▸ WHAT THE TASK REQUIRES: From the first line of the data down to and including the line with "ctx.save();", copy everything exactly, leaving out pictures.

--- Start GIVEN MATERIAL ---

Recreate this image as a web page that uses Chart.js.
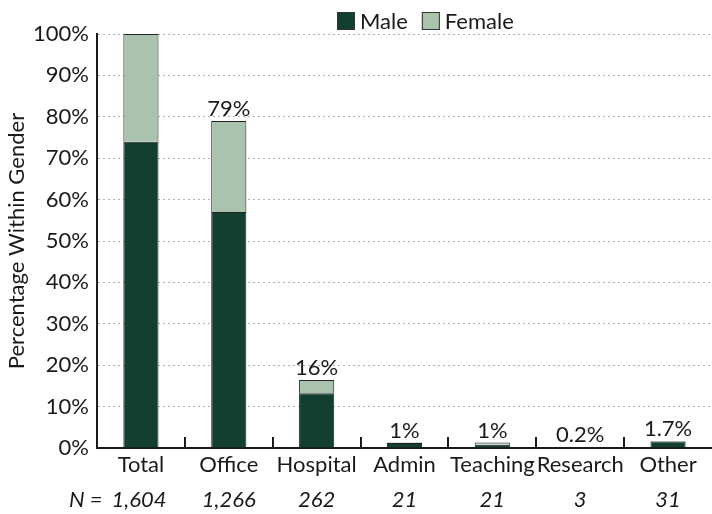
<!DOCTYPE html>
<html>
<head>
<meta charset="utf-8">
<script src="https://cdn.jsdelivr.net/npm/chart.js"></script>
<style>
  html, body { margin: 0; padding: 0; background: #fff; }
  #wrap { width: 712px; height: 514px; }
</style>
</head>
<body>
<div id="wrap"><canvas id="chart" width="712" height="514"></canvas></div>
<script>
  // Daten
  const categories = ['Total', 'Office', 'Hospital', 'Admin', 'Teaching', 'Research', 'Other'];
  const male = [74, 57, 13.2, 1.2, 0.8, 0.1, 1.6];
  const female = [26, 22, 3.2, 0.1, 0.5, 0.1, 0.1];
  const topLabels = ['', '79%', '16%', '1%', '1%', '0.2%', '1.7%'];
  const nValues = ['1,604', '1,266', '262', '21', '21', '3', '31'];
  const yTicks = [0, 10, 20, 30, 40, 50, 60, 70, 80, 90, 100];

  const FONT = 'Lato, "Open Sans", sans-serif';
  const DARK = '#133f30';
  const LIGHT = '#a9c3ae';
  const INK = '#1a1a1a';

  // Legende, Balkenbeschriftung, N-Zeile und Teilstriche
  const extras = {
    id: 'extras',
    afterDraw(chart) {
      const ctx = chart.ctx;
      const x = chart.scales.x;
      const area = chart.chartArea;
      ctx.save();

      // Teilstriche nach innen an den Kategoriegrenzen
      const step = x.getPixelForValue(1) - x.getPixelForValue(0);
      ctx.strokeStyle = INK;
      ctx.lineWidth = 2;
      for (let i = 1; i < categories.length; i++) {
        const px = Math.round(x.getPixelForValue(i) - step / 2);
        ctx.beginPath();
        ctx.moveTo(px, area.bottom);
        ctx.lineTo(px, area.bottom - 11);
        ctx.stroke();
      }

      // Werte über den Balken
      const meta = chart.getDatasetMeta(1);
      ctx.fillStyle = INK;
      ctx.font = '22px ' + FONT;
      ctx.textAlign = 'center';
      ctx.textBaseline = 'bottom';
      meta.data.forEach((bar, i) => {
        if (topLabels[i]) ctx.fillText(topLabels[i], bar.x, bar.y - 1);
      });

      // N-Zeile
      ctx.font = 'italic 22px ' + FONT;
      ctx.textBaseline = 'middle';
      const ny = 500;
      nValues.forEach((v, i) => {
        ctx.fillText(v, x.getPixelForValue(i) - (i === 0 ? 2 : 0), ny);
      });
      const w0 = ctx.measureText(nValues[0]).width;
      ctx.textAlign = 'right';
      ctx.fillText('N =', x.getPixelForValue(0) - 2 - w0 / 2 - 9, ny);

      // Legende oben
      ctx.font = '22px ' + FONT;
      ctx.textAlign = 'left';
      let lx = 337;
      const ly = 12;
      [['Male', DARK], ['Female', LIGHT]].forEach(([label, col]) => {
        ctx.fillStyle = col;
        ctx.fillRect(lx, ly, 18, 18);
        ctx.strokeStyle = '#333';
        ctx.lineWidth = 1;
        ctx.strokeRect(lx + 0.5, ly + 0.5, 17, 17);
        ctx.fillStyle = INK;
        ctx.fillText(label, lx + 23, ly + 10);
        lx += 23 + ctx.measureText(label).width + 14;
      });
      ctx.restore();
    }
  };

  new Chart(document.getElementById('chart'), {
    type: 'bar',
    data: {
      labels: categories,
      datasets: [
        { label: 'Male', data: male, backgroundColor: DARK, borderColor: '#222', borderWidth: 1 },
        { label: 'Female', data: female, backgroundColor: LIGHT, borderColor: '#222', borderWidth: 1 }
      ]
    },
    options: {
      responsive: false,
      animation: false,
      layout: { padding: { top: 34, right: 0, left: 0, bottom: 0 } },
      datasets: { bar: { categoryPercentage: 1, barPercentage: 0.4 } },
      plugins: { legend: { display: false }, tooltip: { enabled: false } },
      scales: {
        x: {
          stacked: true,
          grid: { display: false, drawTicks: false },
          border: { color: INK, width: 2 },
          ticks: { color: INK, font: { family: FONT, size: 22 }, padding: 4, maxRotation: 0, autoSkip: false },
          afterFit(scale) { scale.height = 66; }
        },
        y: {
          stacked: true,
          min: 0,
          max: 100,
          afterBuildTicks(scale) { scale.ticks = yTicks.map(v => ({ value: v })); },
          grid: { color: '#b0b0b0', drawTicks: false },
          border: { color: INK, width: 2, dash: [2, 3] },
          ticks: { color: INK, font: { family: FONT, size: 22 }, padding: 8, callback: v => v + '%' },
          title: {
            display: true,
            text: 'Percentage Within Gender',
            color: INK,
            font: { family: FONT, size: 22 },
            padding: { top: 4, bottom: 0 }
          },
          afterFit(scale) { scale.width = 97; }
        }
      }
    },
    plugins: [extras]
  });
</script>
</body>
</html>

--- End GIVEN MATERIAL ---

▸ OUTPUT OF THE TASK:
Recreate this image as a web page that uses Chart.js.
<!DOCTYPE html>
<html>
<head>
<meta charset="utf-8">
<script src="https://cdn.jsdelivr.net/npm/chart.js"></script>
<style>
  html, body { margin: 0; padding: 0; background: #fff; }
  #wrap { width: 712px; height: 514px; }
</style>
</head>
<body>
<div id="wrap"><canvas id="chart" width="712" height="514"></canvas></div>
<script>
  // Daten
  const categories = ['Total', 'Office', 'Hospital', 'Admin', 'Teaching', 'Research', 'Other'];
  const male = [74, 57, 13.2, 1.2, 0.8, 0.1, 1.6];
  const female = [26, 22, 3.2, 0.1, 0.5, 0.1, 0.1];
  const topLabels = ['', '79%', '16%', '1%', '1%', '0.2%', '1.7%'];
  const nValues = ['1,604', '1,266', '262', '21', '21', '3', '31'];
  const yTicks = [0, 10, 20, 30, 40, 50, 60, 70, 80, 90, 100];

  const FONT = 'Lato, "Open Sans", sans-serif';
  const DARK = '#133f30';
  const LIGHT = '#a9c3ae';
  const INK = '#1a1a1a';

  // Legende, Balkenbeschriftung, N-Zeile und Teilstriche
  const extras = {
    id: 'extras',
    afterDraw(chart) {
      const ctx = chart.ctx;
      const x = chart.scales.x;
      const area = chart.chartArea;
      ctx.save();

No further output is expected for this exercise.